Brain shut down under pressure underpins “human factor” safety protocols. It’s why we do fire drills. When the fire alarm goes people lobotomise and stop thinking. This is why we have to practice a drill, again and again, because we have to teach people to escape the burning building without thinking.

It’s also why we can never think of the smart think we wished we’d said in the middle of an argument. Or worst still we say something, that in the light of day when our brain function returns, we regret saying.

When your employee starts saying things that don’t make sense, it may not be because they lack capability. It may just be that they’ve triggered their own lobotomy.

The good news is that it’s possible to train yourself to “think clearly under pressure” or what’s called T-CUP”.

You can reset your brain.

The main challenge is that it never occurs to you reset your brain in the heat of the moment, when stress spikes, because your brain has closed for business.
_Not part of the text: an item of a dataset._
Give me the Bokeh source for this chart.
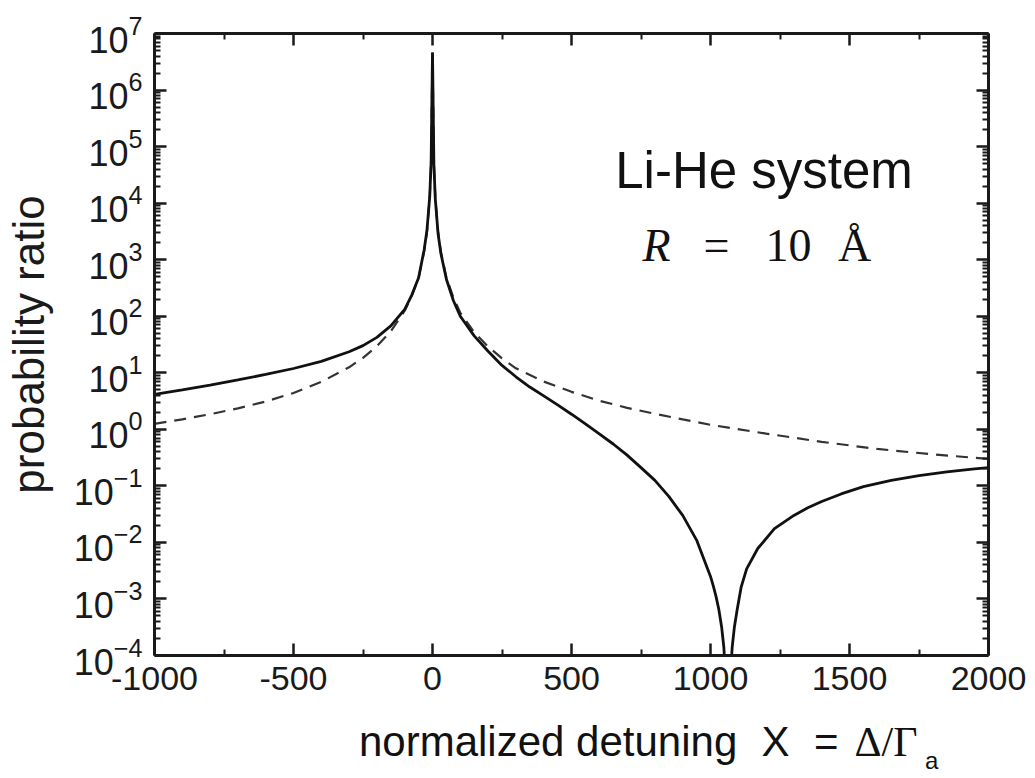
from bokeh.plotting import figure
from bokeh.layouts import column
from bokeh.models import (Range1d, FixedTicker, LogAxis, LinearAxis, Label, LogTickFormatter,
                          CustomJSTickFormatter)
from bokeh.core.properties import value
from bokeh.embed import file_html
from bokeh.resources import INLINE

# ---- data ----
solid_x = [-1000, -900, -800, -700, -600, -500, -400, -300, -250, -200, -150, -100, -75, -50, -30, -20, -10, -5, 0,
           5, 10, 20, 30, 50, 75, 100, 150, 200, 250, 300, 350, 400, 450, 500, 550, 600, 650, 700, 750, 800,
           850, 900, 950, 1000, 1010, 1020, 1030, 1040, 1048, 1056, 1070, 1078, 1086, 1096, 1110, 1130, 1170,
           1230, 1300, 1350, 1400, 1470, 1550, 1650, 1750, 1850, 1950, 2000]
solid_y = [4.15, 4.99, 6.07, 7.46, 9.33, 11.9, 15.9, 23.5, 30.2, 42.2, 67.6, 132, 234, 479, 1500, 3300, 13000,
           52000, 4.6e6,
           48000, 12000, 2900, 1300, 450, 190, 100, 45, 24, 13.5, 8.5, 5.6, 3.9, 2.7, 1.85, 1.25, 0.83, 0.55, 0.35,
           0.21, 0.125, 0.065, 0.03, 0.011, 0.0025, 0.0017, 0.0011, 6.5e-4, 3.2e-4, 1.4e-4, 3e-5, 3e-5, 1.4e-4,
           3.2e-4, 6.5e-4, 0.0016, 0.0034, 0.0078, 0.0175, 0.03, 0.041, 0.053, 0.072, 0.097, 0.125, 0.152, 0.176,
           0.2, 0.21]

dash_x = [-1000, -900, -800, -700, -600, -500, -400, -300, -250, -200, -150, -100, -75, -50, -30, -20, -10, -5, 0,
          5, 10, 20, 30, 50, 75, 100, 150, 200, 250, 300, 400, 500, 600, 700, 800, 900, 1000, 1200, 1400, 1600,
          1800, 2000]
dash_y = [1.25, 1.5, 1.85, 2.35, 3.1, 4.4, 6.9, 12.5, 18.4, 29.5, 54, 125, 225, 480, 1400, 3100, 12500, 50000, 4.6e6,
          50000, 12500, 3100, 1400, 480, 215, 115, 52, 29, 18, 12, 7.0, 4.6, 3.2, 2.4, 1.88, 1.5, 1.2, 0.84, 0.6,
          0.45, 0.36, 0.30]

x_ticks = [-1000, -500, 0, 500, 1000, 1500, 2000]
x_tick_labels = ["-1000", "-500", "0", "500", "1000", "1500", "2000"]
x_minor = [-750, -250, 250, 750, 1250, 1750]
y_exponents = list(range(-4, 8))

INK = "#1a1a1a"
TXT = "#111111"
SANS = "Liberation Sans"
SERIF = "Liberation Serif"

W = 1035
BL, BR = 150, 47
H1, H2 = 710, 66
p = figure(width=W, height=H1, x_range=Range1d(-1000, 2000), y_range=Range1d(1e-4, 1e7),
           y_axis_type="log", output_backend="svg", toolbar_location=None,
           min_border_left=BL, min_border_right=BR, min_border_top=33, min_border_bottom=H1 - 655)
p.outline_line_color = None
p.xgrid.visible = False
p.ygrid.visible = False
p.background_fill_color = "white"
p.border_fill_color = "white"

xt = FixedTicker(ticks=x_ticks, minor_ticks=x_minor)
yt = FixedTicker(ticks=[10.0 ** e for e in y_exponents],
                 minor_ticks=[m * 10.0 ** e for e in y_exponents[:-1] for m in range(2, 10)])


def style(ax):
    ax.axis_line_width = 3
    ax.axis_line_color = INK
    ax.major_tick_in = 12
    ax.major_tick_out = 0
    ax.minor_tick_in = 6
    ax.minor_tick_out = 0
    ax.major_tick_line_width = 2.5
    ax.minor_tick_line_width = 2
    ax.major_tick_line_color = INK
    ax.minor_tick_line_color = INK
    ax.major_label_text_color = INK


bx = p.xaxis[0]
bx.ticker = xt
style(bx)
bx.major_label_overrides = dict(zip(x_ticks, x_tick_labels))
bx.major_label_text_font = SANS
bx.major_label_text_font_size = "34px"
bx.major_label_standoff = 11

ly = p.yaxis[0]
ly.ticker = yt
ly.formatter = LogTickFormatter()
style(ly)
ly.major_label_text_font = SANS
ly.major_label_text_font_size = "36px"
ly.major_label_standoff = 12
ly.axis_label = "probability ratio"
ly.axis_label_text_font = SANS
ly.axis_label_text_font_size = "44px"
ly.axis_label_text_font_style = "normal"
ly.axis_label_text_color = INK
ly.axis_label_standoff = 18

tx = LinearAxis(ticker=xt, formatter=CustomJSTickFormatter(code="return ''"), major_label_standoff=0)
style(tx)
p.add_layout(tx, "above")
ry = LogAxis(ticker=yt, formatter=CustomJSTickFormatter(code="return ''"), major_label_standoff=0)
style(ry)
p.add_layout(ry, "right")

p.line(dash_x, dash_y, line_color="#333333", line_width=2.2, line_dash="12 8")
p.line(solid_x, solid_y, line_color="#111111", line_width=2.8)


# annotations inside the frame (screen units: x from frame left, y up from frame bottom)
def lab(text, x, y, size, font=SANS, style_="normal"):
    p.add_layout(Label(x=x, y=y, x_units="screen", y_units="screen", text=text,
                       text_font=font, text_font_size=size, text_font_style=style_,
                       text_align="center", text_baseline="alphabetic", text_color=TXT))


lab("Li-He system", 609.5, 485, "51px")
lab("R", 502, 410, "46px", SERIF, "italic")
lab("=", 562, 410, "46px", SERIF)
lab("10", 634, 410, "46px", SERIF)
lab("Å", 700, 410, "46px", SERIF)

# x-axis title strip (mixed fonts) under the plot; its frame shares the plot's left/right borders,
# so its x range is expressed in page pixels
q = figure(width=W, height=H2, x_range=Range1d(BL, W - BR), y_range=Range1d(0, H2),
           output_backend="svg", toolbar_location=None, x_axis_location=None, y_axis_location=None,
           min_border_left=BL, min_border_right=BR, min_border_top=0, min_border_bottom=0)
q.outline_line_color = None
q.xgrid.visible = False
q.ygrid.visible = False
q.background_fill_color = "white"
q.border_fill_color = "white"


def qtext(t, x, y, size, font=SANS):
    q.text(x=[x], y=[y], text=[t], text_font=value(font), text_font_size=size,
           text_align="center", text_baseline="alphabetic", text_color=TXT)


qtext("normalized detuning", 545.5, 35, "42px")
qtext("X", 774, 35, "42px")
qtext("=", 825, 35, "42px")
qtext("Δ/Γ", 885, 35, "42px", SERIF)
qtext("a", 931, 16, "24px")

layout = column(p, q, spacing=0)
open("out.html", "w").write(file_html(layout, INLINE))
You have to practice resetting when you’re not under pressure.

And it’s very easy to do.

Just change the way you breathe.

Don’t take a few deep breaths – that won’t help you.

Train yourself to breathe rhythmically. Rhythmic breaths. Not deep. Not large. Not fast. Rhythmic. This means a fixed ratio of the in-breath to the out breath.

What ratio you chose is less important than you picking a ratio and sticking to it.

They don’t teach you this at Havard. Even Navy Seals training doesn’t teach this. What is often taught in special forces training is to habituate to the stress. They will put recruits under pressure repeatedly until the danger is so familiar it becomes boring. This is called inurement training.

This is not the same as teaching people to be perceptive in the face of a threat.

Why this works

When you breathe rhythmically and evenly the chaotic signal from your heart to your brain changes. It becomes coherent. The HRV trace changes from something that looks like an earthquake seismograph to a pure sine wave.

I demonstrated this with a member of the audience in my 2nd TEDx talk.

When your heart sends you brain a coherent signal it turns the lights back on.

Your frontal lobe function is restored. Your perceptual awareness increases. You can suddenly start thinking again, and the answers, that are already in your mind, become available to you.

It’s important to practice being coherent when there’s no pressure on you until rhythmic breathing becomes your default pattern.

Once you can generate coherence, through rhythmic breathing in the peace of your own home, you can start training yourself to maintain rhythmic breathing under increasingly difficult situations until you can do it in the heat of a stressful moment.

Imagine how empowering it will be to know, with 100% certainty, that you can perform under any kind of pressure, without losing your mind.

Why. Because once you’ve got control of your breathing and physiology you also control your own brain function. You control it. Not other people, not your boss, not your shareholders, not your colleagues, not your partner, not your kids. You.

Stressful situations will no longer intimidated you.

The beauty of rhythmic breathing is that it works whether you believe it will or not.

You just need to try it.

Before that important phone call, or that important presentation, or even in the middle of a key meeting just try changing how you breath.

No-one even knows you are doing this.

It can be your quiet super-power.

While the light around you dim, while others are struggling to think clearly, you quietly install your competitive advantage.

You rest your brain by breathing rhythmically and evenly.

Try that and see the difference it makes.